The vast majority of Mozilla’s revenue comes from Google. In 2007, Mozilla pulled in around $60 million thanks to Google. That $60 million translates to about 88% of Mozilla’s revenue. The default homepage on Firefox is Google. When a user searches Google using the default Mozilla homepage, Google pays Mozilla a share of the ad dollar made on each click.
With the Launch of Chrome, Google may start distancing itself from Mozilla. Chrome is a direct competitor to Firefox. Therefore, it’s in Google’s best interest to gain as much market share as possible. Last week. Google Chrome came out of beta. It was also made the default browser in the Google Pack.
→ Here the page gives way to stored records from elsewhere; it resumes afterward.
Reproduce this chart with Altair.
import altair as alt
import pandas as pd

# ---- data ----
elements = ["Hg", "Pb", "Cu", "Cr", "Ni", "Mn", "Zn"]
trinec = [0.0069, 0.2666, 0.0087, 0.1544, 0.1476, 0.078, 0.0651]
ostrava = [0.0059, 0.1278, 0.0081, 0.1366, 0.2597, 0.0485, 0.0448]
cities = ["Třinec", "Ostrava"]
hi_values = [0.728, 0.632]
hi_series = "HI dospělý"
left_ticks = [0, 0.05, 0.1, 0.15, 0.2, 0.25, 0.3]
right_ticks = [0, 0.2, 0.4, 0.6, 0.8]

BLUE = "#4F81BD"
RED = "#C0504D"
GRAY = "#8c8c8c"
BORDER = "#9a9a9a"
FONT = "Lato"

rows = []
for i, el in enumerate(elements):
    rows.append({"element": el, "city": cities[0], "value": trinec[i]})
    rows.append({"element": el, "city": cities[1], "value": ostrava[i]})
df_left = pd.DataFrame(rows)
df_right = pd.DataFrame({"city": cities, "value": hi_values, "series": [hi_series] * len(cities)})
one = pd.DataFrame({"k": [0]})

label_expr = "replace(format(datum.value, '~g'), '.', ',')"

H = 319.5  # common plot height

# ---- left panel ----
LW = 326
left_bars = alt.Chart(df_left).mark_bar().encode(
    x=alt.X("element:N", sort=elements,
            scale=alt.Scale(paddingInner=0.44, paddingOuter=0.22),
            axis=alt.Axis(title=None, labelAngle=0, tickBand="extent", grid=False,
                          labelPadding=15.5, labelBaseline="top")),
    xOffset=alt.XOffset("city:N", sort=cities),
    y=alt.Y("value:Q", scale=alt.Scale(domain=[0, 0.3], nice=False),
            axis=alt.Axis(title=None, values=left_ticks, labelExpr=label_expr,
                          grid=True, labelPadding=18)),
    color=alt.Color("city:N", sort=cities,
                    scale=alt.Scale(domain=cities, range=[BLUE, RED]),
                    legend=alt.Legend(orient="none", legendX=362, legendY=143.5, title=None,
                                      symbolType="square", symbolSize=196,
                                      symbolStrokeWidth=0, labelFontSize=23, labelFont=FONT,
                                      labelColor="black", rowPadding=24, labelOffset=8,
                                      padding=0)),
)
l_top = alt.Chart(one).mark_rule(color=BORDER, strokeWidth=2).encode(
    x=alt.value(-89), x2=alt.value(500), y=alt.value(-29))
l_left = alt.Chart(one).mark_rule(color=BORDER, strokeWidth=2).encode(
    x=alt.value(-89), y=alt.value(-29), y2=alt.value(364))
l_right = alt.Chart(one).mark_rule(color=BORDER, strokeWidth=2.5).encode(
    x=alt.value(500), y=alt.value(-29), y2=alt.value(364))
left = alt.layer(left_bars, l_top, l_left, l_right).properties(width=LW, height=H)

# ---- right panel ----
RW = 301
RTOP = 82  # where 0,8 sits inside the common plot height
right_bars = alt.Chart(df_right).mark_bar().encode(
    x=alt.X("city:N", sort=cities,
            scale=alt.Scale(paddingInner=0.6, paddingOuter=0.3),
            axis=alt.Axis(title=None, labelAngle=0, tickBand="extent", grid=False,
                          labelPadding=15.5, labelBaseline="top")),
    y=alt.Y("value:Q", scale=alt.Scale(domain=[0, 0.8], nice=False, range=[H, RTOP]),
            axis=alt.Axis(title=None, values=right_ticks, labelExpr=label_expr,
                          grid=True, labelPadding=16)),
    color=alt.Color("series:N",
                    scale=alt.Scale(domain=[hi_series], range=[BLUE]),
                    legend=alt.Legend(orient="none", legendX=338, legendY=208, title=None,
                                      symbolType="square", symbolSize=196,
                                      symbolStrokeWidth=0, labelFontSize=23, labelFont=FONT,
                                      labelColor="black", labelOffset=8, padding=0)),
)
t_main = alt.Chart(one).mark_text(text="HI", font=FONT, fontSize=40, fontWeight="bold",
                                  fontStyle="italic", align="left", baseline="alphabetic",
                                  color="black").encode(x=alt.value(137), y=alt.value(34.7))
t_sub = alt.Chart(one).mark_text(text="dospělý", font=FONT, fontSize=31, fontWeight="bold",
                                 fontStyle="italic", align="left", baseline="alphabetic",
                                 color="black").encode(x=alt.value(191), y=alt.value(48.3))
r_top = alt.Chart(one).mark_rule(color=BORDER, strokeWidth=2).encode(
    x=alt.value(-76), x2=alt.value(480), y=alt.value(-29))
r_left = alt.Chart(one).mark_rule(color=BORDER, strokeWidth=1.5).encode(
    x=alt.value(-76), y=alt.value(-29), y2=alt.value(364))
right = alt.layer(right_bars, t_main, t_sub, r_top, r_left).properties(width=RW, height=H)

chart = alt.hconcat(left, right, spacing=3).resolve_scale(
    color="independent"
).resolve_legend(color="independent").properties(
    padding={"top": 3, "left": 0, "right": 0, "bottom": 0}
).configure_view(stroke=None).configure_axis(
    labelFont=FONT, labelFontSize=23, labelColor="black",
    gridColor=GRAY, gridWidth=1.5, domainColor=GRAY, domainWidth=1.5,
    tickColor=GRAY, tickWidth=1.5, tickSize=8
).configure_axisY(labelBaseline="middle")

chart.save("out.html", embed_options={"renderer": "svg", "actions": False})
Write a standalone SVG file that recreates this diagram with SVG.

When there was no Chrome, the Google / Mozilla partnership was win/win. Both companies happily gave each other publicity and made money for each other. But now, things a different.
Firefox currently holds a 24% browser market share. Microsoft’s browser still dominates the market because it’s the default Windows browser.
In a little over two years, Mozilla’s recently renewed search deal with Google will end. And the company will have to explore new revenue streams.
According to John Lilly, Mozilla’s CEO, the company plans to be around for a very long time. It is already exploring other revenue streams such as Mobile and partnerships with other search engines. Lilly still sees search as being Mozilla’s primary revenue source. But the money does not have to come from Google.
Lilly said “We collaborate with Google, we talk to them and we have a fine and reasonable relationship. But we’ll compete. This is, after all, user driven.”